→ Set task
Find the lines containing "React" and say how many there are, with no other words.
● ● ●
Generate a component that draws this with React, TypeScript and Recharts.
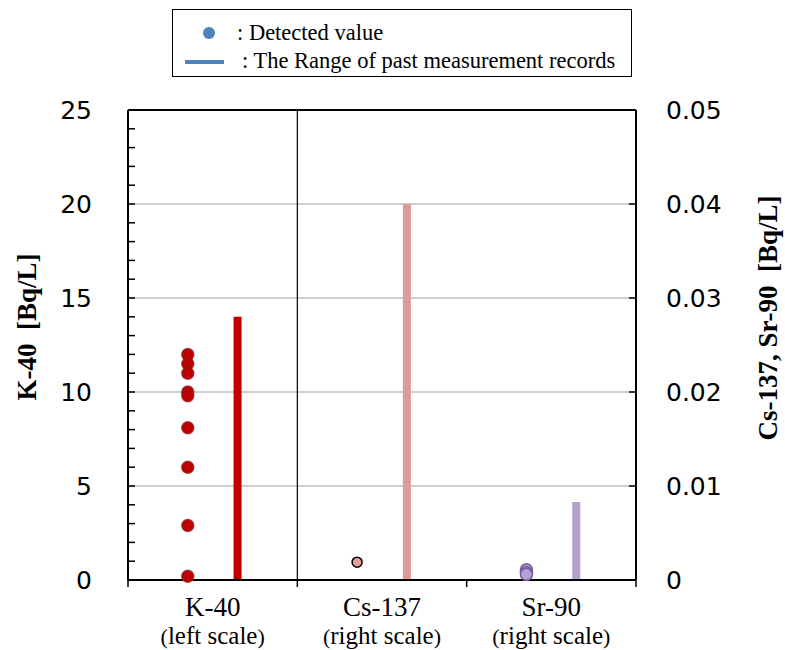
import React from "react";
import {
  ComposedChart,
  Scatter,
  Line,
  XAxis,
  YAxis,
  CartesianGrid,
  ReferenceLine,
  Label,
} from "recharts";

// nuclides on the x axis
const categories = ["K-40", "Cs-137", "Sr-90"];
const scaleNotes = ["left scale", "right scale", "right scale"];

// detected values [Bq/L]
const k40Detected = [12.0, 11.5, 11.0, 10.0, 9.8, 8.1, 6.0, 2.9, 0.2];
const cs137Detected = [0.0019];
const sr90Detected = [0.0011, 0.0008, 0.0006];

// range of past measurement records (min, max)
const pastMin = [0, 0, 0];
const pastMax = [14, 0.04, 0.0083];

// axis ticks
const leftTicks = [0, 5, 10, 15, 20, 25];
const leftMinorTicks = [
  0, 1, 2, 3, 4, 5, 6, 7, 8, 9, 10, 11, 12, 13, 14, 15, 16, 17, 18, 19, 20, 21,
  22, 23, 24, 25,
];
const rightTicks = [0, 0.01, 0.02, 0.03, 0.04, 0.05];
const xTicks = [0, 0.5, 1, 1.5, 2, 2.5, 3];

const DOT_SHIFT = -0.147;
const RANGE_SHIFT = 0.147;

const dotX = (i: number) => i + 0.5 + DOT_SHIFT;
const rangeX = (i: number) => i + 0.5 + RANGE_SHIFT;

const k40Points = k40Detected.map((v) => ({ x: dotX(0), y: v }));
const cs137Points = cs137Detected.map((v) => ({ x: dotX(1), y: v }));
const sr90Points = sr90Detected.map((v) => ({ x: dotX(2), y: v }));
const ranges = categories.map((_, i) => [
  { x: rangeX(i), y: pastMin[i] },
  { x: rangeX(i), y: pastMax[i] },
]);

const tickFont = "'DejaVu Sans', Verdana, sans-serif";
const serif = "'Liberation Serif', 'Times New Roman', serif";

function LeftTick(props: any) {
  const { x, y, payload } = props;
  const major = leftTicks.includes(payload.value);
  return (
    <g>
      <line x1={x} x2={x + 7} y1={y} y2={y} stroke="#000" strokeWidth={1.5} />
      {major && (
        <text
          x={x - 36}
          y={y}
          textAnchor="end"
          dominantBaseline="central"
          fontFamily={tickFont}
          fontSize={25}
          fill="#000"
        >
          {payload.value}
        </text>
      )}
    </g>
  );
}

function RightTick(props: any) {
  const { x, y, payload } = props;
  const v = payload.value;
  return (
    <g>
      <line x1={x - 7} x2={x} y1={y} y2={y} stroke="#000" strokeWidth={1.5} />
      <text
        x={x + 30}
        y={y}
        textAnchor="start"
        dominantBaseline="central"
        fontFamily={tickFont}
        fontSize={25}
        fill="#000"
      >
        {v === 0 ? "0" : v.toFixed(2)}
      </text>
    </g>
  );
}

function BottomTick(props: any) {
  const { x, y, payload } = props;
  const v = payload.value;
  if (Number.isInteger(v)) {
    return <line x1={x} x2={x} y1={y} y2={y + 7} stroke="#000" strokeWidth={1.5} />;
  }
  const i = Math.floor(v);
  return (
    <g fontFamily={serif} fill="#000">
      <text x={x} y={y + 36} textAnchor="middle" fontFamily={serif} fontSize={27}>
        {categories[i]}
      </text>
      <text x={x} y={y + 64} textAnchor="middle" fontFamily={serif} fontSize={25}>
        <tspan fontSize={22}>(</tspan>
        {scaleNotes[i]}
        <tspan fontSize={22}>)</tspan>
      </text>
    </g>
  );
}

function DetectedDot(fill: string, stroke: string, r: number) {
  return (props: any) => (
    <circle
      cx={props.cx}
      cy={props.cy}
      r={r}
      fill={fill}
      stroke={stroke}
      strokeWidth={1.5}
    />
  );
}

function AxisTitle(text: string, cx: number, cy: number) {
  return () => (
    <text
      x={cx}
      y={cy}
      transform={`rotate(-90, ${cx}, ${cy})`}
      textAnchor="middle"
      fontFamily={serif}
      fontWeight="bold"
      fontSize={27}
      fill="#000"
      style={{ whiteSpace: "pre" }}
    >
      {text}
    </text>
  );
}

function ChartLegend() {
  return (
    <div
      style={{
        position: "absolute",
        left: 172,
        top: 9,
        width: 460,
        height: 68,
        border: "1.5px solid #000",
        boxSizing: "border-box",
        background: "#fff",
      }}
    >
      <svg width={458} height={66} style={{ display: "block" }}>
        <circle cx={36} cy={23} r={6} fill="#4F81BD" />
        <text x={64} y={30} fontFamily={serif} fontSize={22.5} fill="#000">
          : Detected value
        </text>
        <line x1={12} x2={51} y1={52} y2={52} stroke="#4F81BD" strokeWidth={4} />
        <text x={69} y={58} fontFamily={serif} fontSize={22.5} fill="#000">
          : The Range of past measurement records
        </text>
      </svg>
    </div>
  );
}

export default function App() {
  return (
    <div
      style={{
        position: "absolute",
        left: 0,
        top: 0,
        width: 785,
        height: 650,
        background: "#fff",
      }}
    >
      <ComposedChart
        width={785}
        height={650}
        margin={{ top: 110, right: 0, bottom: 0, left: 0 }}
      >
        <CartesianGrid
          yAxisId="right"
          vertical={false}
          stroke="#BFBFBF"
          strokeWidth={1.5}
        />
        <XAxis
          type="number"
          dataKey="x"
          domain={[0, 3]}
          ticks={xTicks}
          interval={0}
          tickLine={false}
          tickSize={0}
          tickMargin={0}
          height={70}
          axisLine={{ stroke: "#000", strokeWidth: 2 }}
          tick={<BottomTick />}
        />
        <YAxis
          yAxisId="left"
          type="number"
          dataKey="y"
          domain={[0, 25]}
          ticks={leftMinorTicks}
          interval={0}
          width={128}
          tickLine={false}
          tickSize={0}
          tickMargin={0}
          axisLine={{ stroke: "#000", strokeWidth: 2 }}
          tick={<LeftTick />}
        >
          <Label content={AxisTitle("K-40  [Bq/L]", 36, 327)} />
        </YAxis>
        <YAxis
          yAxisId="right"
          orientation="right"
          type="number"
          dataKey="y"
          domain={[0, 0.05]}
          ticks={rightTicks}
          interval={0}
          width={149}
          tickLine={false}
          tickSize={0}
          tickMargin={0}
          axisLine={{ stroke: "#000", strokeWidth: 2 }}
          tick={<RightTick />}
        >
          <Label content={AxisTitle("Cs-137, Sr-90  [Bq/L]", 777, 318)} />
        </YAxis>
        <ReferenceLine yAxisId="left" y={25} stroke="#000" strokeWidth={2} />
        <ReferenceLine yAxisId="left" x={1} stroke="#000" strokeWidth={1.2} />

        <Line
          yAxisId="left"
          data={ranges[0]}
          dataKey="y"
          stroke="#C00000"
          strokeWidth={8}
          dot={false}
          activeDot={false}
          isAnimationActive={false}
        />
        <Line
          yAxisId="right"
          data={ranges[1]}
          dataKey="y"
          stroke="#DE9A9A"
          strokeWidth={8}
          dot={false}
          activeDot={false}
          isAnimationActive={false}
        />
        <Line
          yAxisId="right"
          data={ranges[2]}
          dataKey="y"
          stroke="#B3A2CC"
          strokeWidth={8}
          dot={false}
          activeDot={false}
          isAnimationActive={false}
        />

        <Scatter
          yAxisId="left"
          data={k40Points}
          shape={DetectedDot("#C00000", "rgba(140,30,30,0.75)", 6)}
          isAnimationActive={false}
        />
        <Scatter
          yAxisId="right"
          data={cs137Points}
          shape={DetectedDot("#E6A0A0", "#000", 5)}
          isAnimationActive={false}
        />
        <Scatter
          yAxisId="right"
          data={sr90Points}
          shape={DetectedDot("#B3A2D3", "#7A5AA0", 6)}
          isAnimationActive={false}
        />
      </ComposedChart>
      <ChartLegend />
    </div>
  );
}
● ● ●
→ Result of the exercise
2